→ WHAT YOU SHOULD DO:
Set down each line of the material that follows, exactly, with no pictures.

→ DATA:
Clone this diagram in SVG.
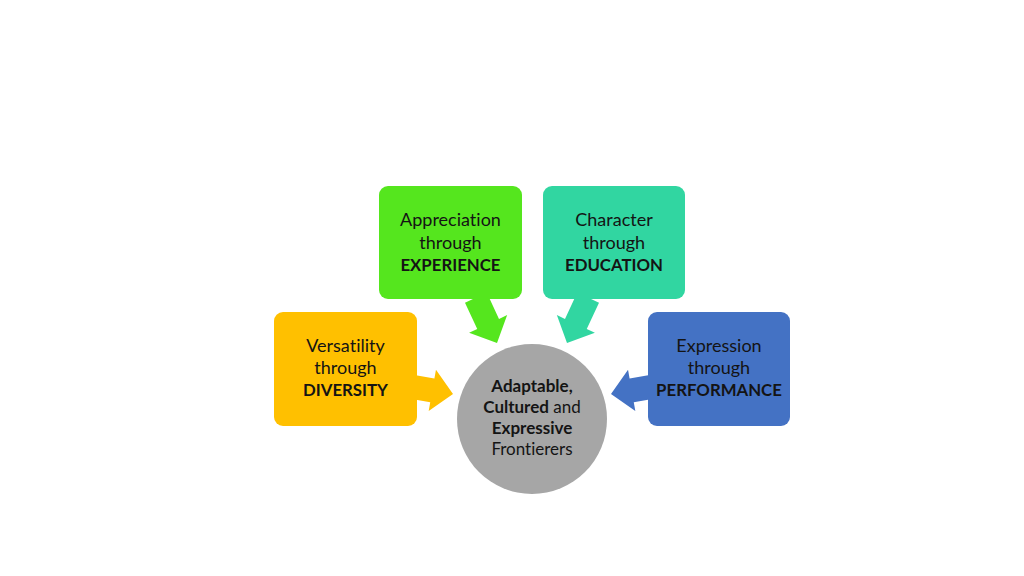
<svg xmlns="http://www.w3.org/2000/svg" width="1024" height="576" viewBox="0 0 1024 576">
<style>
  text { font-family: Lato, "Liberation Sans", sans-serif; fill: #141414; text-anchor: middle; font-variant-ligatures: none; }
  .box { font-size: 18px; }
  .box.b { font-size: 16.8px; }
  .ctr { font-size: 17px; }
  .b { font-weight: bold; }
</style>
<defs>
  <polygon id="arr" points="-50,-12 -21,-12 -21,-21 0,0 -21,21 -21,12 -50,12"/>
</defs>
<rect width="1024" height="576" fill="#ffffff"/>
<g id="connectors">
  <use href="#arr" fill="#FFC000" transform="translate(453,394) rotate(10)"/>
  <use href="#arr" fill="#55E61E" transform="translate(497,343) rotate(65)"/>
  <use href="#arr" fill="#31D6A1" transform="translate(567,343) rotate(115)"/>
  <use href="#arr" fill="#4472C4" transform="translate(611,394) rotate(170)"/>
</g>
<g id="center">
  <circle cx="532" cy="419" r="75" fill="#A6A6A6"/>
  <text class="ctr" x="532" y="392"><tspan class="b">Adaptable,</tspan></text>
  <text class="ctr" x="532" y="413"><tspan class="b">Cultured</tspan> and</text>
  <text class="ctr" x="532" y="434"><tspan class="b">Expressive</tspan></text>
  <text class="ctr" x="532" y="455">Frontierers</text>
</g>
<g id="diversity">
  <rect x="274" y="312" width="143" height="114" rx="9" fill="#FFC000"/>
  <text class="box" x="345.5" y="352">Versatility</text>
  <text class="box" x="345.5" y="374">through</text>
  <text class="box b" x="345.5" y="396">DIVERSITY</text>
</g>
<g id="experience">
  <rect x="379" y="186" width="143" height="113" rx="9" fill="#55E61E"/>
  <text class="box" x="450.5" y="226">Appreciation</text>
  <text class="box" x="450.5" y="249">through</text>
  <text class="box b" x="450.5" y="271">EXPERIENCE</text>
</g>
<g id="education">
  <rect x="543" y="186" width="142" height="113" rx="9" fill="#31D6A1"/>
  <text class="box" x="614" y="226">Character</text>
  <text class="box" x="614" y="249">through</text>
  <text class="box b" x="614" y="271">EDUCATION</text>
</g>
<g id="performance">
  <rect x="648" y="312" width="142" height="114" rx="9" fill="#4472C4"/>
  <text class="box" x="719" y="352">Expression</text>
  <text class="box" x="719" y="374">through</text>
  <text class="box b" x="719" y="396">PERFORMANCE</text>
</g>
</svg>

→ RESPONSE BELOW:
Clone this diagram in SVG.
<svg xmlns="http://www.w3.org/2000/svg" width="1024" height="576" viewBox="0 0 1024 576">
<style>
  text { font-family: Lato, "Liberation Sans", sans-serif; fill: #141414; text-anchor: middle; font-variant-ligatures: none; }
  .box { font-size: 18px; }
  .box.b { font-size: 16.8px; }
  .ctr { font-size: 17px; }
  .b { font-weight: bold; }
</style>
<defs>
  <polygon id="arr" points="-50,-12 -21,-12 -21,-21 0,0 -21,21 -21,12 -50,12"/>
</defs>
<rect width="1024" height="576" fill="#ffffff"/>
<g id="connectors">
  <use href="#arr" fill="#FFC000" transform="translate(453,394) rotate(10)"/>
  <use href="#arr" fill="#55E61E" transform="translate(497,343) rotate(65)"/>
  <use href="#arr" fill="#31D6A1" transform="translate(567,343) rotate(115)"/>
  <use href="#arr" fill="#4472C4" transform="translate(611,394) rotate(170)"/>
</g>
<g id="center">
  <circle cx="532" cy="419" r="75" fill="#A6A6A6"/>
  <text class="ctr" x="532" y="392"><tspan class="b">Adaptable,</tspan></text>
  <text class="ctr" x="532" y="413"><tspan class="b">Cultured</tspan> and</text>
  <text class="ctr" x="532" y="434"><tspan class="b">Expressive</tspan></text>
  <text class="ctr" x="532" y="455">Frontierers</text>
</g>
<g id="diversity">
  <rect x="274" y="312" width="143" height="114" rx="9" fill="#FFC000"/>
  <text class="box" x="345.5" y="352">Versatility</text>
  <text class="box" x="345.5" y="374">through</text>
  <text class="box b" x="345.5" y="396">DIVERSITY</text>
</g>
<g id="experience">
  <rect x="379" y="186" width="143" height="113" rx="9" fill="#55E61E"/>
  <text class="box" x="450.5" y="226">Appreciation</text>
  <text class="box" x="450.5" y="249">through</text>
  <text class="box b" x="450.5" y="271">EXPERIENCE</text>
</g>
<g id="education">
  <rect x="543" y="186" width="142" height="113" rx="9" fill="#31D6A1"/>
  <text class="box" x="614" y="226">Character</text>
  <text class="box" x="614" y="249">through</text>
  <text class="box b" x="614" y="271">EDUCATION</text>
</g>
<g id="performance">
  <rect x="648" y="312" width="142" height="114" rx="9" fill="#4472C4"/>
  <text class="box" x="719" y="352">Expression</text>
  <text class="box" x="719" y="374">through</text>
  <text class="box b" x="719" y="396">PERFORMANCE</text>
</g>
</svg>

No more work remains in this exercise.